● **Aim of the task**
All of the lines below are to be printed again exactly; images are excluded from the output.

● **Information supplied**

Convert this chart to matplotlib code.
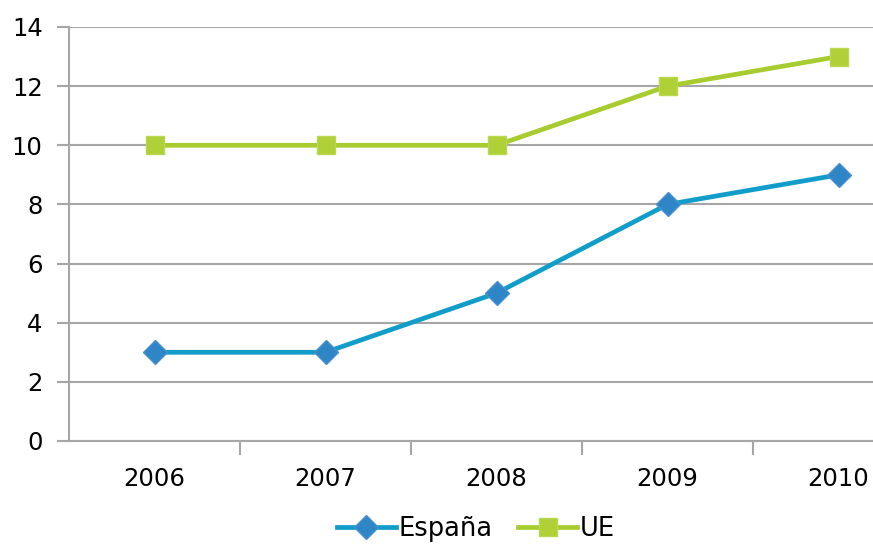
import matplotlib
matplotlib.use("Agg")
import matplotlib.pyplot as plt
import numpy as np

years = ["2006", "2007", "2008", "2009", "2010"]
espana = [3, 3, 5, 8, 9]
ue = [10, 10, 10, 12, 13]
y_ticks = [0, 2, 4, 6, 8, 10, 12, 14]

grid_color = "#A6A6A6"

fig = plt.figure(figsize=(8.73, 5.45), dpi=100)
# plot area runs past the right edge of the figure
ax = fig.add_axes([69 / 873, (545 - 441) / 545, 855 / 873, (441 - 27) / 545])

x = np.arange(len(years))
ax.plot(x, espana, color="#119DC9", lw=3.4, marker="D", markersize=12,
        markerfacecolor="#2E86C6", markeredgecolor="#4A8FD0", markeredgewidth=1,
        label="España", zorder=3, clip_on=False)
ax.plot(x, ue, color="#A8CC2F", lw=3.4, marker="s", markersize=13.5,
        markerfacecolor="#AFD036", markeredgecolor="#B8D850", markeredgewidth=1,
        label="UE", zorder=3, clip_on=False)

ax.set_xlim(-0.5, len(years) - 0.5)
ax.set_ylim(0, 14)
ax.set_yticks(y_ticks)
ax.set_yticklabels([str(v) for v in y_ticks], fontsize=17.5)
ax.yaxis.grid(True, color=grid_color, lw=1.5)
ax.set_axisbelow(True)

ax.set_xticks(x)
ax.set_xticklabels(years, fontsize=17.5)
ax.set_xticks(np.arange(0.5, len(years) - 0.5, 1), minor=True)
ax.tick_params(axis="x", which="major", length=0, pad=19)
ax.tick_params(axis="x", which="minor", length=10, width=1.5, color=grid_color)
ax.tick_params(axis="y", length=9, width=1.5, color=grid_color, pad=10)

for side in ("top", "right"):
    ax.spines[side].set_visible(False)
for side in ("left", "bottom"):
    ax.spines[side].set_color(grid_color)
    ax.spines[side].set_linewidth(1.5)

fig.legend(loc="center", bbox_to_anchor=(0.545, 0.03), ncol=2, frameon=False,
           fontsize=18.5, handlelength=2.3, handletextpad=0.1, columnspacing=1.0)

fig.savefig("out.png", dpi=100)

● **The answer**
Convert this chart to matplotlib code.
import matplotlib
matplotlib.use("Agg")
import matplotlib.pyplot as plt
import numpy as np

years = ["2006", "2007", "2008", "2009", "2010"]
espana = [3, 3, 5, 8, 9]
ue = [10, 10, 10, 12, 13]
y_ticks = [0, 2, 4, 6, 8, 10, 12, 14]

grid_color = "#A6A6A6"

fig = plt.figure(figsize=(8.73, 5.45), dpi=100)
# plot area runs past the right edge of the figure
ax = fig.add_axes([69 / 873, (545 - 441) / 545, 855 / 873, (441 - 27) / 545])

x = np.arange(len(years))
ax.plot(x, espana, color="#119DC9", lw=3.4, marker="D", markersize=12,
        markerfacecolor="#2E86C6", markeredgecolor="#4A8FD0", markeredgewidth=1,
        label="España", zorder=3, clip_on=False)
ax.plot(x, ue, color="#A8CC2F", lw=3.4, marker="s", markersize=13.5,
        markerfacecolor="#AFD036", markeredgecolor="#B8D850", markeredgewidth=1,
        label="UE", zorder=3, clip_on=False)

ax.set_xlim(-0.5, len(years) - 0.5)
ax.set_ylim(0, 14)
ax.set_yticks(y_ticks)
ax.set_yticklabels([str(v) for v in y_ticks], fontsize=17.5)
ax.yaxis.grid(True, color=grid_color, lw=1.5)
ax.set_axisbelow(True)

ax.set_xticks(x)
ax.set_xticklabels(years, fontsize=17.5)
ax.set_xticks(np.arange(0.5, len(years) - 0.5, 1), minor=True)
ax.tick_params(axis="x", which="major", length=0, pad=19)
ax.tick_params(axis="x", which="minor", length=10, width=1.5, color=grid_color)
ax.tick_params(axis="y", length=9, width=1.5, color=grid_color, pad=10)

for side in ("top", "right"):
    ax.spines[side].set_visible(False)
for side in ("left", "bottom"):
    ax.spines[side].set_color(grid_color)
    ax.spines[side].set_linewidth(1.5)

fig.legend(loc="center", bbox_to_anchor=(0.545, 0.03), ncol=2, frameon=False,
           fontsize=18.5, handlelength=2.3, handletextpad=0.1, columnspacing=1.0)

fig.savefig("out.png", dpi=100)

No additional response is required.